Comme ses personnages, Michael Haneke livre avec pudeur mais sans compromis le récit d'un couple en fin de vie, qui se présente face à la mort. Dans un huis clos presque total (95% du film se déroule dans l'appartement parisien de Georges et Anne) et sans aucune musique, car "il n'en voit pas l'utilité" *, le réalisateur réussit à donner vie à une histoire poignante, dont personne ne devrait ressortir indemne. Amour parle d'amour, de la force évidente qu'il donne face à la mort, mais face à la vie, aussi, parfois, qu'on se force de vivre. Même lorsque l'envie nous traverse de "ne plus vouloir", pas pour l'autre mais pour soi, l'amour est toujours présent. "C'est beau", dit Anne, en regardant quelques vieilles photos jaunies de sa lointaine enfance. "Quoi ?", répond Georges, plongé dans son assiette de légumes bouillis, et passablement énervé par l'attitude de son épouse, malade, mais capricieuse. "La vie, si longtemps, rétorque Anne dans un sourire.
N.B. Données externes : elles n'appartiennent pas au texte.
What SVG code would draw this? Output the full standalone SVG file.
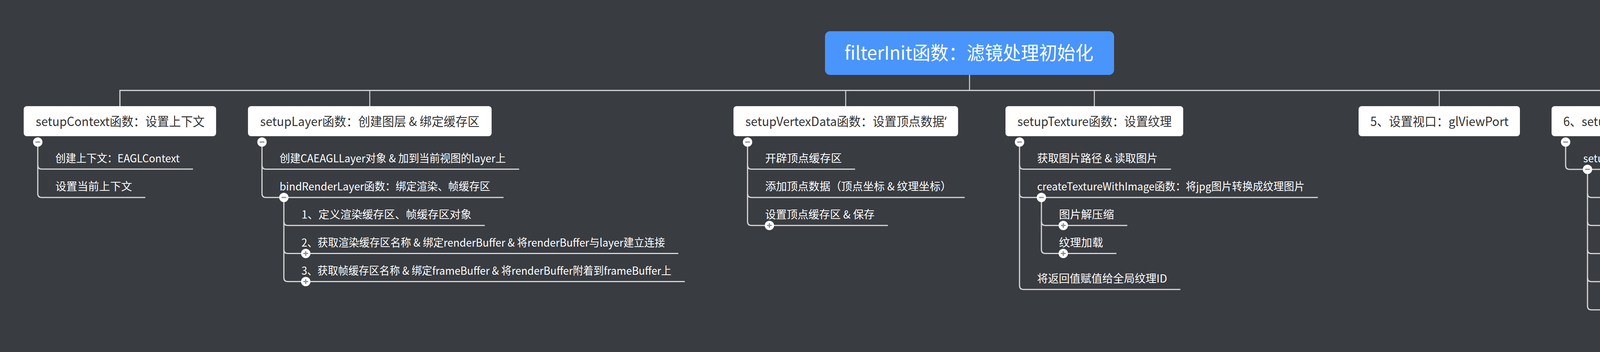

La longue vie."

* Dans une interview accordée à L'Express (à lire ici), Michael Haneke confiait : "A quoi bon souligner une séquence avec de la musique? [...] Je fais du cinéma réaliste, et dans la réalité, il n'y a pas de musique. En règle générale, les réalisateurs en mettent pour cacher les défauts de leur scénario ou de leur mise en scène. Quand une séquence ne fonctionne pas, on ajoute un morceau et on crée l'émotion ou le suspense. Je trouve cela assez dégueulasse."